>>>
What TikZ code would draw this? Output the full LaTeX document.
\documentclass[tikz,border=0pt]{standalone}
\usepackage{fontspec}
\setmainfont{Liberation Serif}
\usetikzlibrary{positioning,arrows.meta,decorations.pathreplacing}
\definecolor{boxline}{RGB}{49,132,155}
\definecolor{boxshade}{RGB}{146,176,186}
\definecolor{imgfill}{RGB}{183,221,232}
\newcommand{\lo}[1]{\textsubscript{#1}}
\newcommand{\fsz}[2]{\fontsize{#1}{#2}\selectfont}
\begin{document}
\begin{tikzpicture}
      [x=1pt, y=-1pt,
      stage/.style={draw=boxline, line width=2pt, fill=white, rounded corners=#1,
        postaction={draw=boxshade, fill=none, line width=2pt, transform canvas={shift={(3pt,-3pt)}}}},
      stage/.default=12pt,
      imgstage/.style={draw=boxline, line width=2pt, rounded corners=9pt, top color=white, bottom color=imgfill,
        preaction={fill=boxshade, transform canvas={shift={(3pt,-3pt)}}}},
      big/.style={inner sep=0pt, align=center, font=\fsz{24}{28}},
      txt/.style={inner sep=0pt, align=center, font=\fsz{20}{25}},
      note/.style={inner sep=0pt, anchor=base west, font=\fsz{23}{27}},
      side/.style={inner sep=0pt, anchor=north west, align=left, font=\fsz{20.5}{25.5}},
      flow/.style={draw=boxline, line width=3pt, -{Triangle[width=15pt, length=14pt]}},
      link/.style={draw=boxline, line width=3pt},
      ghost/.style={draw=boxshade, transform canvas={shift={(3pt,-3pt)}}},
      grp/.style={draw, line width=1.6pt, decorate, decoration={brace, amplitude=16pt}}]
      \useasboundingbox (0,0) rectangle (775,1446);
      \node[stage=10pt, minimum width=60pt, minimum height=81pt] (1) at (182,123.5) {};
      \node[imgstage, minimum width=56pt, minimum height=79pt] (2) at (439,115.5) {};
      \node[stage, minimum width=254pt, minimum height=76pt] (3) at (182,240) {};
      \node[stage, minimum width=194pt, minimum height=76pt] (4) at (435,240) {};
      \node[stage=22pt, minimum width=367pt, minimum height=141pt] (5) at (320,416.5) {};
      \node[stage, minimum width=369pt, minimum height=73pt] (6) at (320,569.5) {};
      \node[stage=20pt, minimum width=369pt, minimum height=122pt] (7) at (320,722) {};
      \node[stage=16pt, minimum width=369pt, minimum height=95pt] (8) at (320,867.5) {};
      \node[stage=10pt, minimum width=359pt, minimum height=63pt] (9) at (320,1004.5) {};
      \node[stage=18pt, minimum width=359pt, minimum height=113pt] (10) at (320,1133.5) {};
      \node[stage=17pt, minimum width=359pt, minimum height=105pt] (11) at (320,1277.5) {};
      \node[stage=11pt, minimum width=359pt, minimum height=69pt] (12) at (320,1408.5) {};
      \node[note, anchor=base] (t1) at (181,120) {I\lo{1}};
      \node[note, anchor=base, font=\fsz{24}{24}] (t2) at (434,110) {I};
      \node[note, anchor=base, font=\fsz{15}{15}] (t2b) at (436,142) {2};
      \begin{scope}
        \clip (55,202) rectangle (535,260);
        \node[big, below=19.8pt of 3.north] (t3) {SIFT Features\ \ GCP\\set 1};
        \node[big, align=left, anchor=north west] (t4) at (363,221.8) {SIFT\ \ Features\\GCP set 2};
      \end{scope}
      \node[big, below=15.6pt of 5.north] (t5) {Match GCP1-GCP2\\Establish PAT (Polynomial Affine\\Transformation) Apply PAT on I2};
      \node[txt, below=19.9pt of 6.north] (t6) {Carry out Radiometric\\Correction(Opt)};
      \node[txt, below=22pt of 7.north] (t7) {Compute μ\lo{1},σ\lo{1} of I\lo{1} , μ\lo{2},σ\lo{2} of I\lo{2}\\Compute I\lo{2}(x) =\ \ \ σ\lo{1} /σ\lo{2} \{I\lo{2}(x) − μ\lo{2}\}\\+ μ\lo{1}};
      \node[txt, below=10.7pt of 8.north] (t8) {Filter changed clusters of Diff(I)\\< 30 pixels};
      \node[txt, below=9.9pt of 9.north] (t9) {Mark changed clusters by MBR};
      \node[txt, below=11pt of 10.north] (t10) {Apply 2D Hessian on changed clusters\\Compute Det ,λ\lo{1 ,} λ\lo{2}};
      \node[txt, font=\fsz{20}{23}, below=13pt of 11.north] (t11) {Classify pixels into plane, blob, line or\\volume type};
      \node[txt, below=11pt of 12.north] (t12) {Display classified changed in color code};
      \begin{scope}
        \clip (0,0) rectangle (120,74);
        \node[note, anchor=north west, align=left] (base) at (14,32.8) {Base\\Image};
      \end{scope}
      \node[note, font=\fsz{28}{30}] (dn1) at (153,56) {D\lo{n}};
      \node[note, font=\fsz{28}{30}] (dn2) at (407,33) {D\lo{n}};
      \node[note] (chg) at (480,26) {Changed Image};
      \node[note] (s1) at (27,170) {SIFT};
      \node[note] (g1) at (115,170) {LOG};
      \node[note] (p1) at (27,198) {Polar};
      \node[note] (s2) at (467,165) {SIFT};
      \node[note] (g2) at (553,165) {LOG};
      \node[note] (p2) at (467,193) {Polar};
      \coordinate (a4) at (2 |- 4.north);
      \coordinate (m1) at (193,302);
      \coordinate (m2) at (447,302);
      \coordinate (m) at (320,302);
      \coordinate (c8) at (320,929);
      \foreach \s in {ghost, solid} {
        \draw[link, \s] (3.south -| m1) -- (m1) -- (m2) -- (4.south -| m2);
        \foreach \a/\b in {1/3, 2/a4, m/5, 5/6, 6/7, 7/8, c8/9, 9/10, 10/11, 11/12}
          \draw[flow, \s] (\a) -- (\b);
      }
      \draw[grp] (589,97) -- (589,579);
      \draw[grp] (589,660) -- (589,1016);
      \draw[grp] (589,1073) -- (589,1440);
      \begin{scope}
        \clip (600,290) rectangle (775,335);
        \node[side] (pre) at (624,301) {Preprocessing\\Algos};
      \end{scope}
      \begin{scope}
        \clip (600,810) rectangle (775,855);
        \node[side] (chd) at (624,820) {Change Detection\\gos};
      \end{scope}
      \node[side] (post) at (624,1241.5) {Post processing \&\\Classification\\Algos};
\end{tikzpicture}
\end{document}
<<<
§ Job: Look through the lines above and collect those with the word "code".

§ Full output:
What TikZ code would draw this? Output the full LaTeX document.
      \node[txt, below=11pt of 12.north] (t12) {Display classified changed in color code};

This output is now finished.